Сортировать слова в алфавитном порядке, чтобы составить «Алфавитный перечень…», было совсем не очевидным решением. Кодри знал — он не может рассчитывать на то, что даже его образованные читатели знают, в каком порядке располагаются буквы в алфавите, поэтому попытался написать небольшое руководство. Он не мог решить, описывать порядок в логических или схематичных терминах или же как пошаговую процедуру, алгоритм. «Дорогой читатель», — писал он, —
ты должен выучить наизусть алфавит, знать порядок, в котором стоят буквы, не сверяясь с книгой, и где располагается каждая буква: b ближе к началу, n почти в середине, t ближе к концу. Теперь, если слово, которое ты хочешь найти, начинается с a, то ищи его в начале этого Перечня, а если с v — в конце. Опять же, если слово начинается с ca — ищи его в начале буквы c, но ежели с cu — то в конце. И так для всех букв.Разумеется, значения появляются в словаре через определения. Основными моделями для Кодри послужили словари, составленные для перевода, главным образом латинско-английский Dictionarium Томаса Томаса 1587 года. Двуязычный словарь выполнял более понятные задачи, нежели одноязычный: описание латинских слов английскими имело смысл, которого был лишен перевод с английского на английский. Тем не менее определения были необходимы.
Не только значения слов, но и знания еще не были устойчивыми. Язык изучал сам себя.
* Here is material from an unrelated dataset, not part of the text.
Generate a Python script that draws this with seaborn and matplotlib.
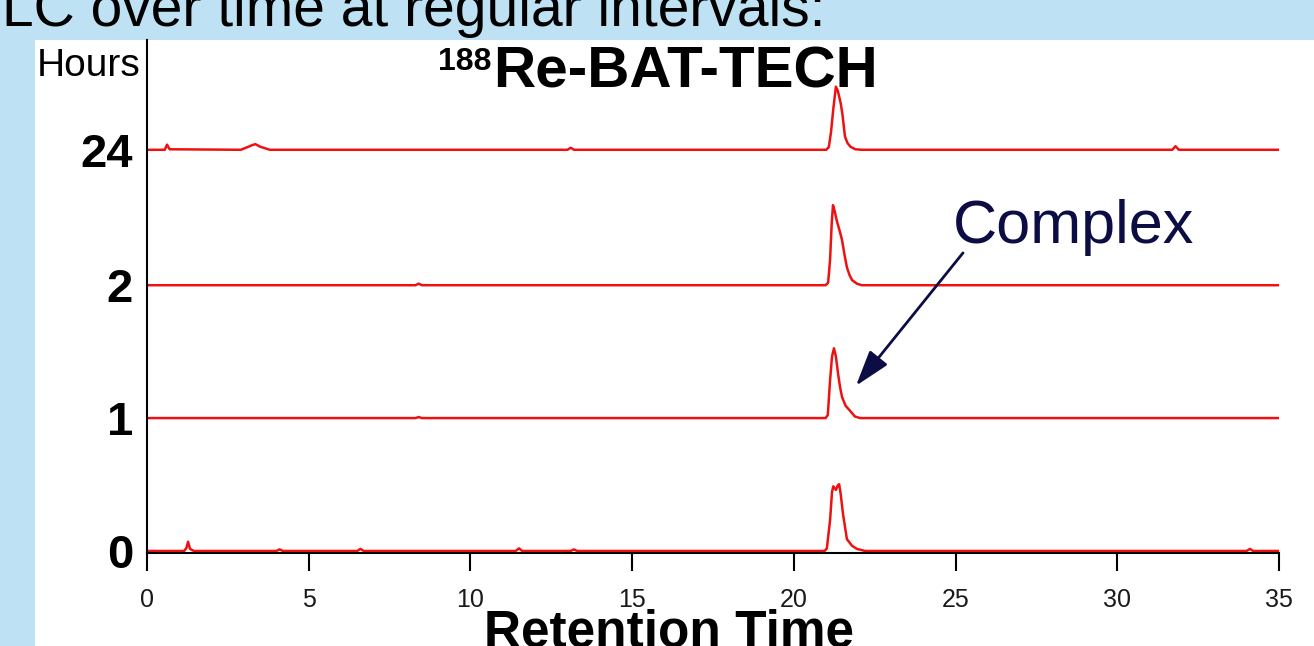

В конце концов, Кодри ставил перед собой цель помочь людям понять и использовать сложные слова. Он подошел к задаче определения с волнением, которое ощущается до сих пор. Даже составляя эти определения, Кодри не вполне верил в их устойчивость. Значения оказались еще более ускользающими, чем написание.
Понятие define (определять) для Кодри должно было применяться к вещам, а не к словам ( — ясно показывать, чем является вещь). Это была реальность во всем ее многообразии, и ее надо было определить. Interpret (интерпретировать) значило «открывать, делать ясным, показывать смысл и значение вещи». Для Кодри взаимосвязь вещи и слова была сродни взаимосвязи объекта и его тени.
Не только значения слов, но и знания еще не были устойчивыми. Язык изучал сам себя. Даже когда Кодри копировал Кута или Томаса, он был один, ему не с кем было посоветоваться и не к чему обратиться.
Так, одним из «трудных общепринятых» слов Кодри было science, наука (знание или навык). Еще не существовало науки как системы, отвечающей за изучение вселенной и ее законов. Натурфилософы только начинали обращать внимание на слова и их значения.
Когда в 1611 году Галилей направил первый телескоп на небо и обнаружил солнечные пятна, он тут же понял, что его открытие вызовет множество споров — традиционно Солнце было идеалом чистоты, — и почувствовал, что наука не может продвигаться вперед без предварительного разрешения проблемы с языком.